**Data shown**:
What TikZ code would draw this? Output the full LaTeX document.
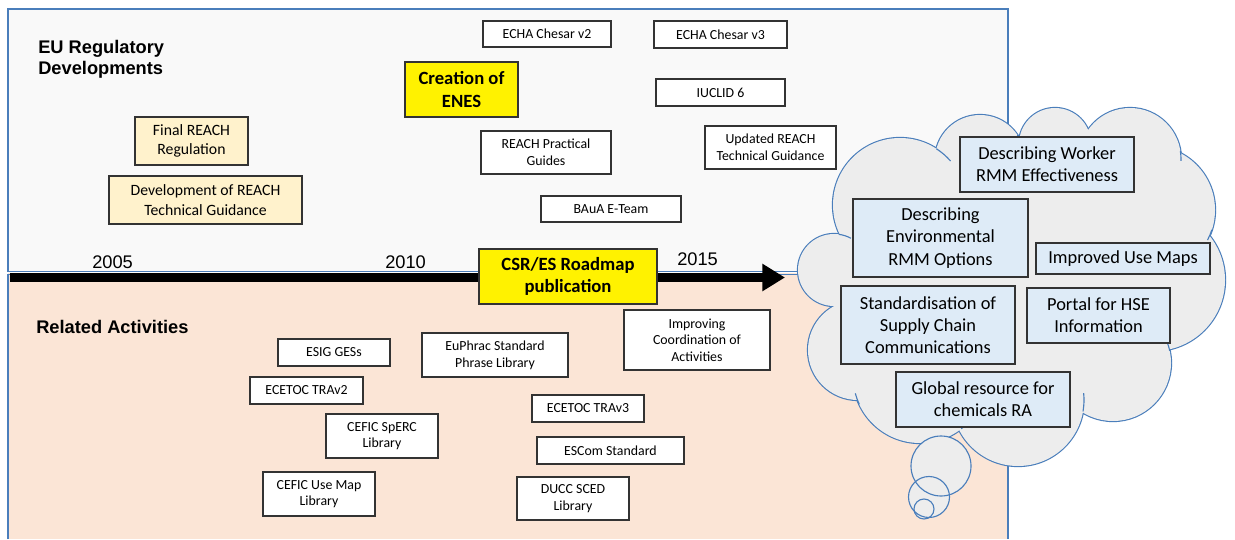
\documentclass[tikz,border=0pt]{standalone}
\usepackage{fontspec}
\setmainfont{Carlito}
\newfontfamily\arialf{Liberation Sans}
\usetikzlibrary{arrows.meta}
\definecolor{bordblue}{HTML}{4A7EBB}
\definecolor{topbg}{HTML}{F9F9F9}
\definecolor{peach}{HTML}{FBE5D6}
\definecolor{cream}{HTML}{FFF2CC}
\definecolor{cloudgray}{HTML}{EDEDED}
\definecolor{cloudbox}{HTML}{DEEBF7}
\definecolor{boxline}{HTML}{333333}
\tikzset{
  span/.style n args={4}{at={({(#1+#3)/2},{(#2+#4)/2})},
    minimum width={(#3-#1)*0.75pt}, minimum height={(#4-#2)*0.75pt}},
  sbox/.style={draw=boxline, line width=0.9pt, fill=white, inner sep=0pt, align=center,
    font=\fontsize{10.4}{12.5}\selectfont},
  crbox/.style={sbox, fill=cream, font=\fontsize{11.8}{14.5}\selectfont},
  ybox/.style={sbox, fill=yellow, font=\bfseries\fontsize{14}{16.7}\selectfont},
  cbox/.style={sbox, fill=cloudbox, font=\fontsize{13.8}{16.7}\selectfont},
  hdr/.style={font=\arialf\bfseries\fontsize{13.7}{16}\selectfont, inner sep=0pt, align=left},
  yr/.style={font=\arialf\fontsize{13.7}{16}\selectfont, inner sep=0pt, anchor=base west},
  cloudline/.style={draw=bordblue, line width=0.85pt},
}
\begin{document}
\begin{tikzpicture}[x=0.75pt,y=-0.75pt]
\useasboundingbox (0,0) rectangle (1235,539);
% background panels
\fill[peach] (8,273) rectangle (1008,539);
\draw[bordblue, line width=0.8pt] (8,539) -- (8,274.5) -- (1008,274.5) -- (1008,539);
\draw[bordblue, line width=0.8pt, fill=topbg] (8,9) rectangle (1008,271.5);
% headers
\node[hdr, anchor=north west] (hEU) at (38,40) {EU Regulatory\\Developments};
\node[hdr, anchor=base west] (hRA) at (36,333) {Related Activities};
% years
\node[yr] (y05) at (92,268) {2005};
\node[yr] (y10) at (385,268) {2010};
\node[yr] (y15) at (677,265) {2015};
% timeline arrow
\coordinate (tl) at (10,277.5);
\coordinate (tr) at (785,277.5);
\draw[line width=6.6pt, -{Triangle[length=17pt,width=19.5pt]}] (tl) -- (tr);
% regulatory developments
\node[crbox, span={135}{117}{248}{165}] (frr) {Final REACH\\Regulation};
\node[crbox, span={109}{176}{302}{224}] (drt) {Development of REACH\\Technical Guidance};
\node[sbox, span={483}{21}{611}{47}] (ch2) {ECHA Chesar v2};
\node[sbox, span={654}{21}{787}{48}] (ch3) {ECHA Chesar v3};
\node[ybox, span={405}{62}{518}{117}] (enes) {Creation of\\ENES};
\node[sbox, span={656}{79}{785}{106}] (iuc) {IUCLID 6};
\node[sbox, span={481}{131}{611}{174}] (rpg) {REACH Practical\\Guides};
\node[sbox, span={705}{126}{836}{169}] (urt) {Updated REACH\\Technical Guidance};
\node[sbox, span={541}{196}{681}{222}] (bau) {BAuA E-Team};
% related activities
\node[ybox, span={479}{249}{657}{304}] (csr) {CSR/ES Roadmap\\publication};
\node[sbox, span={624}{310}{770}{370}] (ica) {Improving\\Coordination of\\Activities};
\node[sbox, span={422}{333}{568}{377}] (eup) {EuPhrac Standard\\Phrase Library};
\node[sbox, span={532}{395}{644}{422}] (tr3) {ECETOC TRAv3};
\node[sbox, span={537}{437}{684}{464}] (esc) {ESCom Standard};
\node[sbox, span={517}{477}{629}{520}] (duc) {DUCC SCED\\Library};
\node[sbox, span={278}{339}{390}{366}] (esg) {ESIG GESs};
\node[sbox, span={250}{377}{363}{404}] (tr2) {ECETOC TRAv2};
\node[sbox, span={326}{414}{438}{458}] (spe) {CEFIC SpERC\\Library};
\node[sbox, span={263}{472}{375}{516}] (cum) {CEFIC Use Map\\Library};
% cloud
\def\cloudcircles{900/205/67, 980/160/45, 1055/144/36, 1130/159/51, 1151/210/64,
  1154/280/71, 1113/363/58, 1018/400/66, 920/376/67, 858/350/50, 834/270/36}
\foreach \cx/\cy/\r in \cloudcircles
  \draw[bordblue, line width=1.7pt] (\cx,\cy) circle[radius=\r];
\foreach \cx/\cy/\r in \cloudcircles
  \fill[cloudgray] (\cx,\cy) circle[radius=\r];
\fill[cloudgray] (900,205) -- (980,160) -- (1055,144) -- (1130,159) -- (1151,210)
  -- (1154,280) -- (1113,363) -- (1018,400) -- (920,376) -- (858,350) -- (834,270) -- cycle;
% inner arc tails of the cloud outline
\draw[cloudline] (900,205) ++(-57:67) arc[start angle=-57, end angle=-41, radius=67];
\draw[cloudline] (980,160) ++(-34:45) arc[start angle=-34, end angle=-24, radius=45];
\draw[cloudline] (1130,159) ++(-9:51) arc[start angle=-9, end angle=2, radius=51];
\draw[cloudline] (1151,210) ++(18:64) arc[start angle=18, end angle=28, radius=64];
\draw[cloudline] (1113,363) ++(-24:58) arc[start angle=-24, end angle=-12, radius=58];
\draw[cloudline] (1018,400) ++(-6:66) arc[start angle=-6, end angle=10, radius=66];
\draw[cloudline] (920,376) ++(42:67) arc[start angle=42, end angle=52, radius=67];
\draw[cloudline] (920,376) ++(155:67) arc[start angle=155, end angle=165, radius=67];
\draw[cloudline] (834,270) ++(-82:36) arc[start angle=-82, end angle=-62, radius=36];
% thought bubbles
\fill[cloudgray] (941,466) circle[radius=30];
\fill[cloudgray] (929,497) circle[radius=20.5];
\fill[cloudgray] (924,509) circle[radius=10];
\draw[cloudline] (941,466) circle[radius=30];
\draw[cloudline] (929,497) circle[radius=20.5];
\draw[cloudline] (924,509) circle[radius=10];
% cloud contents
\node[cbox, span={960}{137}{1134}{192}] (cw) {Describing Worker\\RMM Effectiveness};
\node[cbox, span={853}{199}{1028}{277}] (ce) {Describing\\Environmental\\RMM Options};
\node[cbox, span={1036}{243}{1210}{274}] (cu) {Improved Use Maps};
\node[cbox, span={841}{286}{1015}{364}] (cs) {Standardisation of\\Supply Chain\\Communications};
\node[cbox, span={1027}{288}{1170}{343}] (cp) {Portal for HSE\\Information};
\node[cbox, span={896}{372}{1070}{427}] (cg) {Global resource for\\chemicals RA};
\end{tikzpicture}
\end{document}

**What the exercise asks**: Repeat the material above in full and exactly, omitting the pictures.

**Exercise response**:
What TikZ code would draw this? Output the full LaTeX document.
\documentclass[tikz,border=0pt]{standalone}
\usepackage{fontspec}
\setmainfont{Carlito}
\newfontfamily\arialf{Liberation Sans}
\usetikzlibrary{arrows.meta}
\definecolor{bordblue}{HTML}{4A7EBB}
\definecolor{topbg}{HTML}{F9F9F9}
\definecolor{peach}{HTML}{FBE5D6}
\definecolor{cream}{HTML}{FFF2CC}
\definecolor{cloudgray}{HTML}{EDEDED}
\definecolor{cloudbox}{HTML}{DEEBF7}
\definecolor{boxline}{HTML}{333333}
\tikzset{
  span/.style n args={4}{at={({(#1+#3)/2},{(#2+#4)/2})},
    minimum width={(#3-#1)*0.75pt}, minimum height={(#4-#2)*0.75pt}},
  sbox/.style={draw=boxline, line width=0.9pt, fill=white, inner sep=0pt, align=center,
    font=\fontsize{10.4}{12.5}\selectfont},
  crbox/.style={sbox, fill=cream, font=\fontsize{11.8}{14.5}\selectfont},
  ybox/.style={sbox, fill=yellow, font=\bfseries\fontsize{14}{16.7}\selectfont},
  cbox/.style={sbox, fill=cloudbox, font=\fontsize{13.8}{16.7}\selectfont},
  hdr/.style={font=\arialf\bfseries\fontsize{13.7}{16}\selectfont, inner sep=0pt, align=left},
  yr/.style={font=\arialf\fontsize{13.7}{16}\selectfont, inner sep=0pt, anchor=base west},
  cloudline/.style={draw=bordblue, line width=0.85pt},
}
\begin{document}
\begin{tikzpicture}[x=0.75pt,y=-0.75pt]
\useasboundingbox (0,0) rectangle (1235,539);
% background panels
\fill[peach] (8,273) rectangle (1008,539);
\draw[bordblue, line width=0.8pt] (8,539) -- (8,274.5) -- (1008,274.5) -- (1008,539);
\draw[bordblue, line width=0.8pt, fill=topbg] (8,9) rectangle (1008,271.5);
% headers
\node[hdr, anchor=north west] (hEU) at (38,40) {EU Regulatory\\Developments};
\node[hdr, anchor=base west] (hRA) at (36,333) {Related Activities};
% years
\node[yr] (y05) at (92,268) {2005};
\node[yr] (y10) at (385,268) {2010};
\node[yr] (y15) at (677,265) {2015};
% timeline arrow
\coordinate (tl) at (10,277.5);
\coordinate (tr) at (785,277.5);
\draw[line width=6.6pt, -{Triangle[length=17pt,width=19.5pt]}] (tl) -- (tr);
% regulatory developments
\node[crbox, span={135}{117}{248}{165}] (frr) {Final REACH\\Regulation};
\node[crbox, span={109}{176}{302}{224}] (drt) {Development of REACH\\Technical Guidance};
\node[sbox, span={483}{21}{611}{47}] (ch2) {ECHA Chesar v2};
\node[sbox, span={654}{21}{787}{48}] (ch3) {ECHA Chesar v3};
\node[ybox, span={405}{62}{518}{117}] (enes) {Creation of\\ENES};
\node[sbox, span={656}{79}{785}{106}] (iuc) {IUCLID 6};
\node[sbox, span={481}{131}{611}{174}] (rpg) {REACH Practical\\Guides};
\node[sbox, span={705}{126}{836}{169}] (urt) {Updated REACH\\Technical Guidance};
\node[sbox, span={541}{196}{681}{222}] (bau) {BAuA E-Team};
% related activities
\node[ybox, span={479}{249}{657}{304}] (csr) {CSR/ES Roadmap\\publication};
\node[sbox, span={624}{310}{770}{370}] (ica) {Improving\\Coordination of\\Activities};
\node[sbox, span={422}{333}{568}{377}] (eup) {EuPhrac Standard\\Phrase Library};
\node[sbox, span={532}{395}{644}{422}] (tr3) {ECETOC TRAv3};
\node[sbox, span={537}{437}{684}{464}] (esc) {ESCom Standard};
\node[sbox, span={517}{477}{629}{520}] (duc) {DUCC SCED\\Library};
\node[sbox, span={278}{339}{390}{366}] (esg) {ESIG GESs};
\node[sbox, span={250}{377}{363}{404}] (tr2) {ECETOC TRAv2};
\node[sbox, span={326}{414}{438}{458}] (spe) {CEFIC SpERC\\Library};
\node[sbox, span={263}{472}{375}{516}] (cum) {CEFIC Use Map\\Library};
% cloud
\def\cloudcircles{900/205/67, 980/160/45, 1055/144/36, 1130/159/51, 1151/210/64,
  1154/280/71, 1113/363/58, 1018/400/66, 920/376/67, 858/350/50, 834/270/36}
\foreach \cx/\cy/\r in \cloudcircles
  \draw[bordblue, line width=1.7pt] (\cx,\cy) circle[radius=\r];
\foreach \cx/\cy/\r in \cloudcircles
  \fill[cloudgray] (\cx,\cy) circle[radius=\r];
\fill[cloudgray] (900,205) -- (980,160) -- (1055,144) -- (1130,159) -- (1151,210)
  -- (1154,280) -- (1113,363) -- (1018,400) -- (920,376) -- (858,350) -- (834,270) -- cycle;
% inner arc tails of the cloud outline
\draw[cloudline] (900,205) ++(-57:67) arc[start angle=-57, end angle=-41, radius=67];
\draw[cloudline] (980,160) ++(-34:45) arc[start angle=-34, end angle=-24, radius=45];
\draw[cloudline] (1130,159) ++(-9:51) arc[start angle=-9, end angle=2, radius=51];
\draw[cloudline] (1151,210) ++(18:64) arc[start angle=18, end angle=28, radius=64];
\draw[cloudline] (1113,363) ++(-24:58) arc[start angle=-24, end angle=-12, radius=58];
\draw[cloudline] (1018,400) ++(-6:66) arc[start angle=-6, end angle=10, radius=66];
\draw[cloudline] (920,376) ++(42:67) arc[start angle=42, end angle=52, radius=67];
\draw[cloudline] (920,376) ++(155:67) arc[start angle=155, end angle=165, radius=67];
\draw[cloudline] (834,270) ++(-82:36) arc[start angle=-82, end angle=-62, radius=36];
% thought bubbles
\fill[cloudgray] (941,466) circle[radius=30];
\fill[cloudgray] (929,497) circle[radius=20.5];
\fill[cloudgray] (924,509) circle[radius=10];
\draw[cloudline] (941,466) circle[radius=30];
\draw[cloudline] (929,497) circle[radius=20.5];
\draw[cloudline] (924,509) circle[radius=10];
% cloud contents
\node[cbox, span={960}{137}{1134}{192}] (cw) {Describing Worker\\RMM Effectiveness};
\node[cbox, span={853}{199}{1028}{277}] (ce) {Describing\\Environmental\\RMM Options};
\node[cbox, span={1036}{243}{1210}{274}] (cu) {Improved Use Maps};
\node[cbox, span={841}{286}{1015}{364}] (cs) {Standardisation of\\Supply Chain\\Communications};
\node[cbox, span={1027}{288}{1170}{343}] (cp) {Portal for HSE\\Information};
\node[cbox, span={896}{372}{1070}{427}] (cg) {Global resource for\\chemicals RA};
\end{tikzpicture}
\end{document}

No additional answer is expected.